Fitness Doesn't Have To Mean "Fitness"

by Kenneth Rayman on December 8, 2018
Growing up, fitness was a chore. I hear Tom Bilyeu say he hates working out and laughs at his wife, Lisa, for the weird rush she gets from it; Gary Vee found his accountability to someone else makes it for him or else he’d hate it too. Fitness was a weekly appointment for physical therapy for me, sometimes twice weekly in the summer, with seemingly no end in sight. There was no explanation as to why, just that I needed it because of my disability which made me feel different having to do it while no one else had to. Growing up, teenage rebellion turned that attitude real, but it also was not adapted to my increasing interpersonal development, as the therapist matched to me was in pediatric therapy and I saw more benefit of a gym environment than being in a play room (hence more rebellion). I eventually quit therapy altogether by refusing to do it and my parents threw their hands up and let it go. The thought that I’d be happier and more keen to stick with a gym membership/personal trainer coupled with my parent’s thought, “Would he stick with it for the added expense?” resulted in it not being done. I gave up physical fitness because it was a chore, not a habit, or lifestyle, or activity with visible tangible benefit (as my disability would never go away and it’s motions seemed uselessly repetitive).

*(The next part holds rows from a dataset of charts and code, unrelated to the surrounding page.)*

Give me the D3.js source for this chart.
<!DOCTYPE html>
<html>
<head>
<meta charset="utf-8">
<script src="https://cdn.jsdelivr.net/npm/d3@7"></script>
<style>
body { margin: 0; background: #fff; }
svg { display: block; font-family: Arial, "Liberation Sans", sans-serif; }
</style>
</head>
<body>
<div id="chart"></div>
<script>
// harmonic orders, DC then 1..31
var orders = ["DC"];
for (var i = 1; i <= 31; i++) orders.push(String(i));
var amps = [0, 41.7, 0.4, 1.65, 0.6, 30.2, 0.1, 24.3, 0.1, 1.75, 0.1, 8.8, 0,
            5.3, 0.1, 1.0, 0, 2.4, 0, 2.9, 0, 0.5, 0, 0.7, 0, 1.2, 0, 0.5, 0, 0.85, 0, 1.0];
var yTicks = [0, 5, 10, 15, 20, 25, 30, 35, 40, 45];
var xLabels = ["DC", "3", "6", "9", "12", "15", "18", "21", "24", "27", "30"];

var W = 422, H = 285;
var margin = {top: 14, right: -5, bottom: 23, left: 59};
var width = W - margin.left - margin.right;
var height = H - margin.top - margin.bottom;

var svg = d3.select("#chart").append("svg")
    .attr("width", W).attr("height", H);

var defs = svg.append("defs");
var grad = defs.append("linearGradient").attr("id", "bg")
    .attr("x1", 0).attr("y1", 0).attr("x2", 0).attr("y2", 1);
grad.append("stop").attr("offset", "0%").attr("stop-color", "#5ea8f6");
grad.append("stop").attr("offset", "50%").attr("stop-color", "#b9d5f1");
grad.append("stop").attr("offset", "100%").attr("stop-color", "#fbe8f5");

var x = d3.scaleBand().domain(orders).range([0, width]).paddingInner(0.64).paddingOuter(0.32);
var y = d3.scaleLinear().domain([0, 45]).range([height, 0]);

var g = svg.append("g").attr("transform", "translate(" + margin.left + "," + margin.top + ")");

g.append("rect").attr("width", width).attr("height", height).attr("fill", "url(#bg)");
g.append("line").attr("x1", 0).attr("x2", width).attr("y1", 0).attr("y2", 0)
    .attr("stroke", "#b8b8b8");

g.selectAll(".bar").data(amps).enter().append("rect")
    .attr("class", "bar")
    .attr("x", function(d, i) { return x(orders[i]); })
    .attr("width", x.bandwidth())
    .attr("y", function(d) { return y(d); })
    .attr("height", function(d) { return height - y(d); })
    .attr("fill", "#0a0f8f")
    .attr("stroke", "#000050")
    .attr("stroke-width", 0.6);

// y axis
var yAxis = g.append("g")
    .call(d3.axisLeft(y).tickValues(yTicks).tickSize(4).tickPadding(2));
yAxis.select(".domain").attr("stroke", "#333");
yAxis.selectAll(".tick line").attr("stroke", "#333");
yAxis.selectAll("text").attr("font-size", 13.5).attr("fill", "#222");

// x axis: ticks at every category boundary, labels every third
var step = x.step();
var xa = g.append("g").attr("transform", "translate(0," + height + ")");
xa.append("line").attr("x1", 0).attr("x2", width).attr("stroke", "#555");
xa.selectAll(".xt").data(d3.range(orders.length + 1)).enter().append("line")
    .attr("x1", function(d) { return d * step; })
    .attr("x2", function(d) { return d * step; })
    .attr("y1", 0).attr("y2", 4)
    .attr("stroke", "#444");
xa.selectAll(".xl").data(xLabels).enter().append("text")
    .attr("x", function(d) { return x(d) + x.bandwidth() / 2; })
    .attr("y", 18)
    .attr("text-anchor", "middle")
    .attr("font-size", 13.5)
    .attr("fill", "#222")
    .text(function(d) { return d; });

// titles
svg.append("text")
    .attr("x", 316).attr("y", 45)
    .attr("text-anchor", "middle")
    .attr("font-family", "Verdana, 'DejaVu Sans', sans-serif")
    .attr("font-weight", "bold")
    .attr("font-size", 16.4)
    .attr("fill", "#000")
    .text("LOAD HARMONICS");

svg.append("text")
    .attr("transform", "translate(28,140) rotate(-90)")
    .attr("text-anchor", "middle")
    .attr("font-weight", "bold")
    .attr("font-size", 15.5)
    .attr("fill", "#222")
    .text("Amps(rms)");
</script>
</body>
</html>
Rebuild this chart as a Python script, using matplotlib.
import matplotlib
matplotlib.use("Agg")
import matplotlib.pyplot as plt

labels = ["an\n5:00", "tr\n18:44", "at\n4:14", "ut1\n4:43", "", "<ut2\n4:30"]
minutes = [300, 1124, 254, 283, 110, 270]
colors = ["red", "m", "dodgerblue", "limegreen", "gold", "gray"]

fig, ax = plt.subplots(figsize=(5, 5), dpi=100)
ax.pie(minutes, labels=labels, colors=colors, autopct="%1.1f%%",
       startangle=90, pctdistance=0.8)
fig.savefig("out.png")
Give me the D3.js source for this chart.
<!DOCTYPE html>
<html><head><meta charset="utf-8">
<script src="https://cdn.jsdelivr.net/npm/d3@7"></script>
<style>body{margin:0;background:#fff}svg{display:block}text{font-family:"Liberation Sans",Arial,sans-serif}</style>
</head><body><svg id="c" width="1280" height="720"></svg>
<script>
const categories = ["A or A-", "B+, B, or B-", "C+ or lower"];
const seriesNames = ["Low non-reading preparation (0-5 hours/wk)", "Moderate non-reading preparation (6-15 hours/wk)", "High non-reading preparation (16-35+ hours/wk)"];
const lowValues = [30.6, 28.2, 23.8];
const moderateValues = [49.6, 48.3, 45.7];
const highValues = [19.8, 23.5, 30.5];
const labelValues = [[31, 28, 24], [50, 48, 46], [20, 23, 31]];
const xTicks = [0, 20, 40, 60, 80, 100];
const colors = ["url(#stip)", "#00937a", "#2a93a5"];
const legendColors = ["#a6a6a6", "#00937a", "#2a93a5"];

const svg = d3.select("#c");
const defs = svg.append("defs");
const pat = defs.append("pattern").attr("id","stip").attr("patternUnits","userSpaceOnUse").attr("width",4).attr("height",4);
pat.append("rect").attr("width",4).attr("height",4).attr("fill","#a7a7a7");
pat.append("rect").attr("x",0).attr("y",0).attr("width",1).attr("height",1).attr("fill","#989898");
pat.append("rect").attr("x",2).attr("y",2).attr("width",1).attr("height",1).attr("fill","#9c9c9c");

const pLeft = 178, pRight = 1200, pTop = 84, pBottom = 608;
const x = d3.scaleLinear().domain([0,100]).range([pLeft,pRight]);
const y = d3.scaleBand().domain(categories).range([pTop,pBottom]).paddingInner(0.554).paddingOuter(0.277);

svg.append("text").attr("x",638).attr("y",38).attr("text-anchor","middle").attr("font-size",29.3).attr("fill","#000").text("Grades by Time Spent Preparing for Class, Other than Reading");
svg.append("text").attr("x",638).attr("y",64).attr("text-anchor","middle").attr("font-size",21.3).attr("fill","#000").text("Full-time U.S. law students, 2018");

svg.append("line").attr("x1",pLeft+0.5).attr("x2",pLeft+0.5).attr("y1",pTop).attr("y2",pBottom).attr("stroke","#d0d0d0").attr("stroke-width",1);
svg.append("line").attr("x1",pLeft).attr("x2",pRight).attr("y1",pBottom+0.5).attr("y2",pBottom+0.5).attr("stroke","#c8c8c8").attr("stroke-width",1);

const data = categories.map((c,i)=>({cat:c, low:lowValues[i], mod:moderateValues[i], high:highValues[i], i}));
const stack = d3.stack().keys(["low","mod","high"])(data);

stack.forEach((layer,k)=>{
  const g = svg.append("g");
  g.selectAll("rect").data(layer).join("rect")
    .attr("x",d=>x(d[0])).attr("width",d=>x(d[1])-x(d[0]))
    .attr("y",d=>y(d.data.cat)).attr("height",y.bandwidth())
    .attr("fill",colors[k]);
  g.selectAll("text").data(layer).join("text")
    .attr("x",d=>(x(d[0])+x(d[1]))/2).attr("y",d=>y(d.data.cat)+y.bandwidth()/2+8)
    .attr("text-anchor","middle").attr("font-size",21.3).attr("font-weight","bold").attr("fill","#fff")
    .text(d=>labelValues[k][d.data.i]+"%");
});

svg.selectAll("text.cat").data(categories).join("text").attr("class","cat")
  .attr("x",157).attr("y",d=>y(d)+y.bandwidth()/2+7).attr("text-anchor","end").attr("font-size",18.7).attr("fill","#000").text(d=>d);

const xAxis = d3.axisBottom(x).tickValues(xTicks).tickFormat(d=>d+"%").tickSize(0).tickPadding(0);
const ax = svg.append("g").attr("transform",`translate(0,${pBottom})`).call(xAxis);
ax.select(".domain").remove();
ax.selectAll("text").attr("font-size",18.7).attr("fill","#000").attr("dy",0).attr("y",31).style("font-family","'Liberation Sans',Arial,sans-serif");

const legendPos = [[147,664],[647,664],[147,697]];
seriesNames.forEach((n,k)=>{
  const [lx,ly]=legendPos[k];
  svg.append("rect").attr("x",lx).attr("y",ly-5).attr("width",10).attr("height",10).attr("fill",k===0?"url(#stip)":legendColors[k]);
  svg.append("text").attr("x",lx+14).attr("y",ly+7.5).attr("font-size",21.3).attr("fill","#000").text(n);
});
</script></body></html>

While I maintained my daily walking habit for the next several years, I never focused on my health overall, sort of proudly alluding to the bachelor diet as my staple. I wasn’t eating out every day, but it was whatever’s easy to make and not labor intensive, though I stayed away from adding extra salt at least. That all changed when I got diagnosed with Ehlers Danlos Syndrome Type 4 in 2017. EDS, for short, is a connective tissue disorder that separates the inner and out walls of your veins and arteries forming aneurysms that grow and have a possibility of rupture. I knew I needed to take care of myself a little more and reached out to a friend, Tierney, who I had seen for years having tremendous success in fitness, professionally as a trainer, and personally through her own growth journey. I thought it would be the next step in my growth to push another boundary and comfort zone. But my limiting beliefs creeped in again: its too hard for me because of my disability, I can’t do it like them or even keep up, I need to modify and I’m afraid I won’t get the benefit and OMG, now I have a vascular condition so I need to make sure I don’t stress the arteries too hard.

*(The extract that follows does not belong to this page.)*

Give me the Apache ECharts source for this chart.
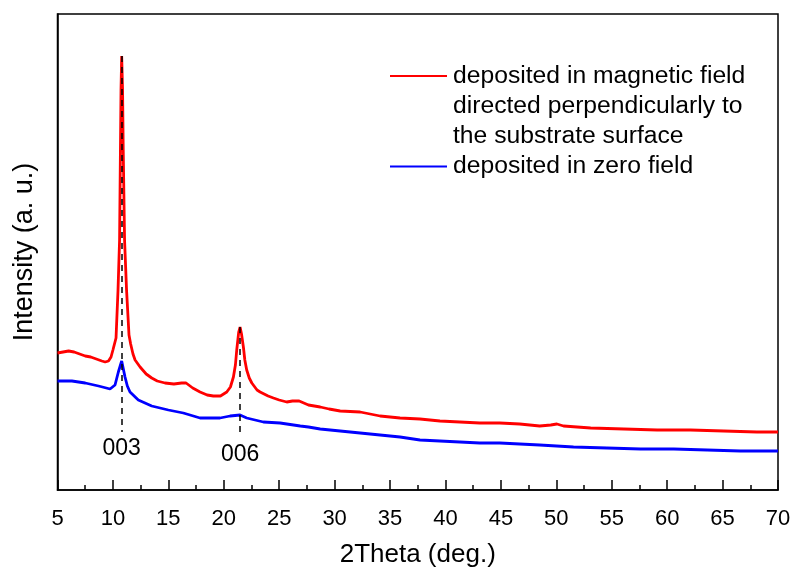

I was seriously upset, trying two different programs and then stopping because of legitimate fear of my condition but the others were excuses. Then one day, I saw the end of an infomercial on a true beginner’s Yoga program through Tierney’s company, Beachbody, the 3 Week Yoga Retreat. I immediately messaged her about it and asked if she thought it would be a good program for me given what we know about my condition and my goal of just being “active.” The only thing I said about Yoga was due to balance I couldn’t do “pretzel poses.”

So along with my travel and personal growth writing, I chose to become a Beachbody coach because as I told her, “I’ve done so little because of my disability in fitness that I want to show that, along with mindset and personal growth, disability just means you modify the program and push yourself in a new way.” Limitations can be overcome; fitness doesn’t have to equal “fitness,” as in gym fitness. If you have limitations, as long as your active THAT’S what counts. I’m proud to be exploring this new fascination with pushing my boundaries with an program of stretches and strengthening of my own limitations (spastic (tight) muscles and limited strength on one side) because it’s on my terms and not a “chore.” As Tom Bilyeu might say, there’s now a ‘why’ to my fitness routine.